Perhaps we can learn a lesson or two while watching this weekend’s football action.  We already know that the better team does not always win.  It’s possible for a less talented team to beat a more talented one, for an injury-riddled line up to best a healthy one, for a team on a losing streak to whip the hottest team in the league.  That’s why we bother to watch.

It might be good to contemplate how the unexpected can happen.  Sometimes it’s a lucky bounce of the ball, a mental blunder, or a bad call from the ref.  Most times, however, it’s preparation.  Football coaching staffs work almost 24/7 to devise elaborate game plans to capitalize on their team’s strengths, exploit the other team’s weaknesses, and produce victories even when not blessed by the odds makers.

On a national level, the steps to a winning game plan are pretty clear:

  • Establish a winning vision of a productive, wealth creating, financially self-reliant country.
  • Agree on overarching strategic objectives to save, invest, and produce in this country and balance our trade and current accounts.
  • Stop foreign currency subsidies.
  • Reform our tax system to rely more on consumption taxes that reward savings,  domestic production, and exports and less on income taxation.
  • Expense investment in new plant and equipment to unlock the trillions of dollars of cash that large corporations are sitting on and to promote the expansion of domestic energy production without undue political interference with market forces.
  • Support innovation and its application in this country.
  • Establish a national bank for infrastructure and energy conversion to provide reliable, long-term financing to meet our needs in transportation, communication and energy distribution.
  • Revise our trade policy to reflect the Reagan formula of reciprocity:  “free and fair trade with free and fair traders.”

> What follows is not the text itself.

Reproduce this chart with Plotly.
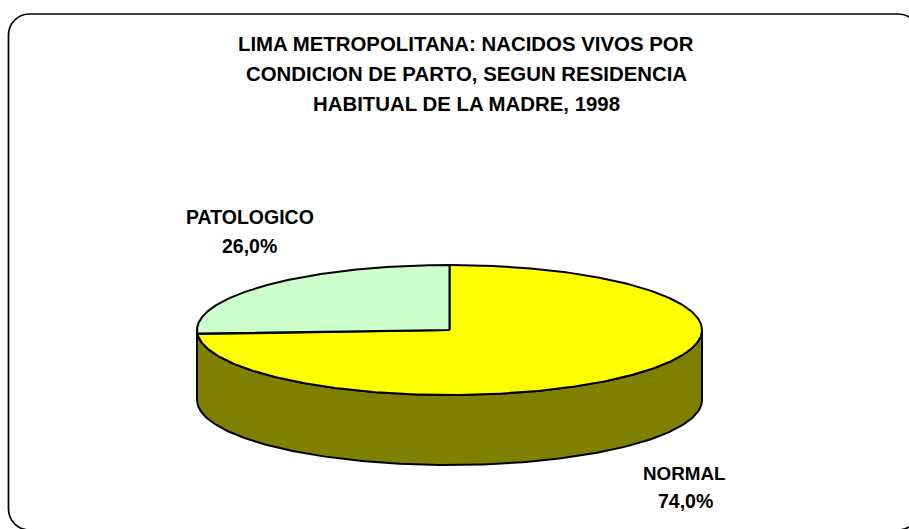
import numpy as np
import plotly.graph_objects as go

title_lines = ["LIMA METROPOLITANA: NACIDOS VIVOS POR",
               "CONDICION DE PARTO, SEGUN RESIDENCIA",
               "HABITUAL DE LA MADRE, 1998"]
categories = ["NORMAL", "PATOLOGICO"]
values = [74.0, 26.0]

W, H = 909, 529
CX, CY, RX, RY, DEPTH = 449.5, 330, 252.5, 65, 70
YELLOW, GREEN, SIDE = "#FFFF00", "#CCFFCC", "#808000"
FONT = "Liberation Sans"

def ell(a):
    return CX + RX*np.sin(a), CY - RY*np.cos(a)

share = values[1] / sum(values)
split = 2*np.pi*(1 - share)   # clockwise from 12 o'clock

fig = go.Figure()
LINE = dict(color="black", width=2)

# side wall: front half of rim extruded downward
a = np.linspace(np.pi/2, 3*np.pi/2, 200)
x, y = ell(a)
fig.add_trace(go.Scatter(x=np.r_[x, x[::-1], x[0]], y=np.r_[y, y[::-1]+DEPTH, y[0]],
                         mode="lines", fill="toself", fillcolor=SIDE, line=LINE, hoverinfo="skip"))

# NORMAL slice
a = np.linspace(0, split, 400)
x, y = ell(a)
fig.add_trace(go.Scatter(x=np.r_[CX, x, CX], y=np.r_[CY, y, CY], mode="lines", fill="toself",
                         fillcolor=YELLOW, line=LINE, name=categories[0], hoverinfo="skip"))
# PATOLOGICO slice
a = np.linspace(split, 2*np.pi, 200)
x, y = ell(a)
fig.add_trace(go.Scatter(x=np.r_[CX, x, CX], y=np.r_[CY, y, CY], mode="lines", fill="toself",
                         fillcolor=GREEN, line=LINE, name=categories[1], hoverinfo="skip"))

# rounded frame (right and bottom edges run past the window)
L, T, R, B, r = 8.5, 14, 919, 530, 21
k = r * 0.448
frame = (f"M{L+r},{T} L{R-r},{T} C{R-k},{T} {R},{T+k} {R},{T+r} L{R},{B-r} "
         f"C{R},{B-k} {R-k},{B} {R-r},{B} L{L+r},{B} C{L+k},{B} {L},{B-k} {L},{B-r} "
         f"L{L},{T+r} C{L},{T+k} {L+k},{T} {L+r},{T} Z")
fig.add_shape(type="path", path=frame, line=dict(color="black", width=1.7), layer="below")

def label(px, py, text, size):
    fig.add_annotation(x=px, y=py, text=text, showarrow=False, xanchor="center", yanchor="middle",
                       font=dict(family=FONT, size=size, color="black"))

for py, t in zip([44, 74, 104], title_lines):
    label(466, py, f"<b>{t}</b>", 20.4)

fmt = lambda v: f"{v:.1f}%".replace(".", ",")
label(250, 217, f"<b>{categories[1]}</b>", 19.5)
label(249.5, 246, f"<b>{fmt(values[1])}</b>", 19.5)
label(684, 473, f"<b>{categories[0]}</b>", 18.8)
label(685, 501, f"<b>{fmt(values[0])}</b>", 19.5)

fig.update_layout(width=W, height=H, margin=dict(l=0, r=0, t=0, b=0), showlegend=False,
                  paper_bgcolor="white", plot_bgcolor="white",
                  xaxis=dict(range=[0, W], visible=False, fixedrange=True),
                  yaxis=dict(range=[H, 0], visible=False, fixedrange=True))
fig.write_html("out.html", config={"displayModeBar": False},
               post_script="document.body.style.margin='0';document.body.style.overflow='hidden';")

There are many details to be hammered out legislatively and by regulation, of course.  But the starting point is a vision.  My friend Pat Mulloy likes to quote the book of  Proverbs:  “Without a vision, the people are lost.”  Without a vision, the American people are losing.  It’s time to work as diligently, as creatively and as urgently as an NFL staff to get a new game plan for America.  The whole word is watching.